=== DATA LINES ===

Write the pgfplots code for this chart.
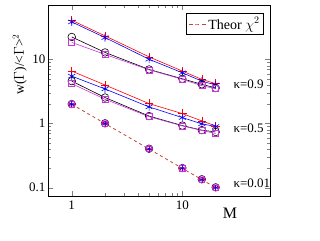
\documentclass[border=0pt]{standalone}
\usepackage{pgfplots}
\pgfplotsset{compat=1.18}
\usepackage{fontspec}
\setmainfont{Liberation Serif}
\definecolor{mymag}{RGB}{205,50,225}
\definecolor{theo}{RGB}{195,70,50}
\begin{document}
\begin{tikzpicture}
\path[use as bounding box] (-48pt,-44pt) rectangle (272pt,196pt);
\begin{axis}[
  at={(0pt,0pt)}, anchor=south west,
  scale only axis, width=222pt, height=191pt,
  xmode=log, ymode=log,
  xmin=0.61, xmax=62, ymin=0.074, ymax=71,
  xtick={1,10}, xticklabels={1,10},
  ytick={0.1,1,10}, yticklabels={0.1,1,10},
  /pgf/number format/assume math mode=true,
  tick label style={font=\fontsize{13}{14}\selectfont},
  xticklabel style={yshift=-1pt},
  yticklabel style={xshift=1pt},
  axis line style={line width=0.8pt},
  major tick length=5pt, minor tick length=3pt,
  xlabel={M}, xlabel style={at={(axis description cs:0.82,-0.045)}, anchor=north, font=\fontsize{16}{17}\selectfont},
  ylabel={w($\Gamma$)/<$\Gamma$>$^2$}, ylabel style={at={(axis description cs:-0.08,0.69)}, anchor=south, font=\fontsize{13.5}{14}\selectfont},
  legend style={at={(axis description cs:0.973,0.958)}, anchor=north east, draw=black, line width=0.8pt, font=\fontsize{14}{15}\selectfont, inner sep=2pt},
  legend cell align=left,
  every axis plot/.append style={line width=0.6pt},
]
\addlegendimage{theo, dash pattern=on 4pt off 2.5pt, line width=0.8pt}
\addlegendentry{Theor $\chi^{2}$}
% kappa = 0.9
\addplot[red, mark=+, mark size=4.2pt, forget plot] coordinates {(1,41) (2,23.4) (5,11) (10,6.6) (15,4.9) (20,4.2)};
\addplot[blue, mark=asterisk, mark size=4pt, forget plot] coordinates {(1,38.6) (2,22) (5,10.1) (10,6.2) (15,4.6) (20,4.0)};
\addplot[black, mark=o, mark size=3.8pt, forget plot] coordinates {(1,22.5) (2,12.9) (5,7.0) (10,5.0) (15,4.1) (20,3.6)};
\addplot[mymag, mark=square, mark size=3pt, forget plot] coordinates {(1,18.5) (2,12) (5,6.9) (10,4.9) (15,3.9) (20,3.5)};
% kappa = 0.5
\addplot[red, mark=+, mark size=4.2pt, forget plot] coordinates {(1,6.6) (2,4.0) (5,2.05) (10,1.43) (15,1.1) (20,0.92)};
\addplot[blue, mark=asterisk, mark size=4pt, forget plot] coordinates {(1,5.5) (2,3.47) (5,1.82) (10,1.24) (15,0.99) (20,0.9)};
\addplot[black, mark=o, mark size=3.8pt, forget plot] coordinates {(1,4.6) (2,2.55) (5,1.31) (10,0.93) (15,0.79) (20,0.74)};
\addplot[mymag, mark=square, mark size=3pt, forget plot] coordinates {(1,4.2) (2,2.4) (5,1.28) (10,0.92) (15,0.78) (20,0.70)};
% kappa = 0.01
\addplot[theo, dashed, line width=0.8pt, forget plot] coordinates {(1,2) (2,1) (5,0.4) (10,0.2) (15,0.1333) (20,0.1)};
\addplot[only marks, black, mark=o, mark size=3.8pt, forget plot] coordinates {(1,2.02) (2,1.01) (5,0.405) (10,0.202) (15,0.135) (20,0.101)};
\addplot[only marks, mymag, mark=o, mark size=3.4pt, forget plot] coordinates {(1,2.02) (2,1.01) (5,0.405) (10,0.202) (15,0.135) (20,0.101)};
\addplot[only marks, mymag, mark=square, mark size=2.6pt, forget plot] coordinates {(1,2) (2,1) (5,0.4) (10,0.2) (15,0.1333) (20,0.1)};
\addplot[only marks, red, mark=+, mark size=3pt, forget plot] coordinates {(1,2) (2,1) (5,0.4) (10,0.2) (15,0.1333) (20,0.1)};
\addplot[only marks, blue, mark=asterisk, mark size=2.6pt, forget plot] coordinates {(1,2) (2,1) (5,0.4) (10,0.2) (15,0.1333) (20,0.1)};
\node[anchor=west, font=\fontsize{13}{14}\selectfont] at (axis cs:27,4.1) {κ=0.9};
\node[anchor=west, font=\fontsize{13}{14}\selectfont] at (axis cs:27,0.845) {κ=0.5};
\node[anchor=west, font=\fontsize{13}{14}\selectfont] at (axis cs:27,0.117) {κ=0.01};
\end{axis}
\end{tikzpicture}
\end{document}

===

**YOUR INSTRUCTIONS**.
In the copy, include no pictures; restate the listing above exactly.

**RESULT BELOW**.
Write the pgfplots code for this chart.
\documentclass[border=0pt]{standalone}
\usepackage{pgfplots}
\pgfplotsset{compat=1.18}
\usepackage{fontspec}
\setmainfont{Liberation Serif}
\definecolor{mymag}{RGB}{205,50,225}
\definecolor{theo}{RGB}{195,70,50}
\begin{document}
\begin{tikzpicture}
\path[use as bounding box] (-48pt,-44pt) rectangle (272pt,196pt);
\begin{axis}[
  at={(0pt,0pt)}, anchor=south west,
  scale only axis, width=222pt, height=191pt,
  xmode=log, ymode=log,
  xmin=0.61, xmax=62, ymin=0.074, ymax=71,
  xtick={1,10}, xticklabels={1,10},
  ytick={0.1,1,10}, yticklabels={0.1,1,10},
  /pgf/number format/assume math mode=true,
  tick label style={font=\fontsize{13}{14}\selectfont},
  xticklabel style={yshift=-1pt},
  yticklabel style={xshift=1pt},
  axis line style={line width=0.8pt},
  major tick length=5pt, minor tick length=3pt,
  xlabel={M}, xlabel style={at={(axis description cs:0.82,-0.045)}, anchor=north, font=\fontsize{16}{17}\selectfont},
  ylabel={w($\Gamma$)/<$\Gamma$>$^2$}, ylabel style={at={(axis description cs:-0.08,0.69)}, anchor=south, font=\fontsize{13.5}{14}\selectfont},
  legend style={at={(axis description cs:0.973,0.958)}, anchor=north east, draw=black, line width=0.8pt, font=\fontsize{14}{15}\selectfont, inner sep=2pt},
  legend cell align=left,
  every axis plot/.append style={line width=0.6pt},
]
\addlegendimage{theo, dash pattern=on 4pt off 2.5pt, line width=0.8pt}
\addlegendentry{Theor $\chi^{2}$}
% kappa = 0.9
\addplot[red, mark=+, mark size=4.2pt, forget plot] coordinates {(1,41) (2,23.4) (5,11) (10,6.6) (15,4.9) (20,4.2)};
\addplot[blue, mark=asterisk, mark size=4pt, forget plot] coordinates {(1,38.6) (2,22) (5,10.1) (10,6.2) (15,4.6) (20,4.0)};
\addplot[black, mark=o, mark size=3.8pt, forget plot] coordinates {(1,22.5) (2,12.9) (5,7.0) (10,5.0) (15,4.1) (20,3.6)};
\addplot[mymag, mark=square, mark size=3pt, forget plot] coordinates {(1,18.5) (2,12) (5,6.9) (10,4.9) (15,3.9) (20,3.5)};
% kappa = 0.5
\addplot[red, mark=+, mark size=4.2pt, forget plot] coordinates {(1,6.6) (2,4.0) (5,2.05) (10,1.43) (15,1.1) (20,0.92)};
\addplot[blue, mark=asterisk, mark size=4pt, forget plot] coordinates {(1,5.5) (2,3.47) (5,1.82) (10,1.24) (15,0.99) (20,0.9)};
\addplot[black, mark=o, mark size=3.8pt, forget plot] coordinates {(1,4.6) (2,2.55) (5,1.31) (10,0.93) (15,0.79) (20,0.74)};
\addplot[mymag, mark=square, mark size=3pt, forget plot] coordinates {(1,4.2) (2,2.4) (5,1.28) (10,0.92) (15,0.78) (20,0.70)};
% kappa = 0.01
\addplot[theo, dashed, line width=0.8pt, forget plot] coordinates {(1,2) (2,1) (5,0.4) (10,0.2) (15,0.1333) (20,0.1)};
\addplot[only marks, black, mark=o, mark size=3.8pt, forget plot] coordinates {(1,2.02) (2,1.01) (5,0.405) (10,0.202) (15,0.135) (20,0.101)};
\addplot[only marks, mymag, mark=o, mark size=3.4pt, forget plot] coordinates {(1,2.02) (2,1.01) (5,0.405) (10,0.202) (15,0.135) (20,0.101)};
\addplot[only marks, mymag, mark=square, mark size=2.6pt, forget plot] coordinates {(1,2) (2,1) (5,0.4) (10,0.2) (15,0.1333) (20,0.1)};
\addplot[only marks, red, mark=+, mark size=3pt, forget plot] coordinates {(1,2) (2,1) (5,0.4) (10,0.2) (15,0.1333) (20,0.1)};
\addplot[only marks, blue, mark=asterisk, mark size=2.6pt, forget plot] coordinates {(1,2) (2,1) (5,0.4) (10,0.2) (15,0.1333) (20,0.1)};
\node[anchor=west, font=\fontsize{13}{14}\selectfont] at (axis cs:27,4.1) {κ=0.9};
\node[anchor=west, font=\fontsize{13}{14}\selectfont] at (axis cs:27,0.845) {κ=0.5};
\node[anchor=west, font=\fontsize{13}{14}\selectfont] at (axis cs:27,0.117) {κ=0.01};
\end{axis}
\end{tikzpicture}
\end{document}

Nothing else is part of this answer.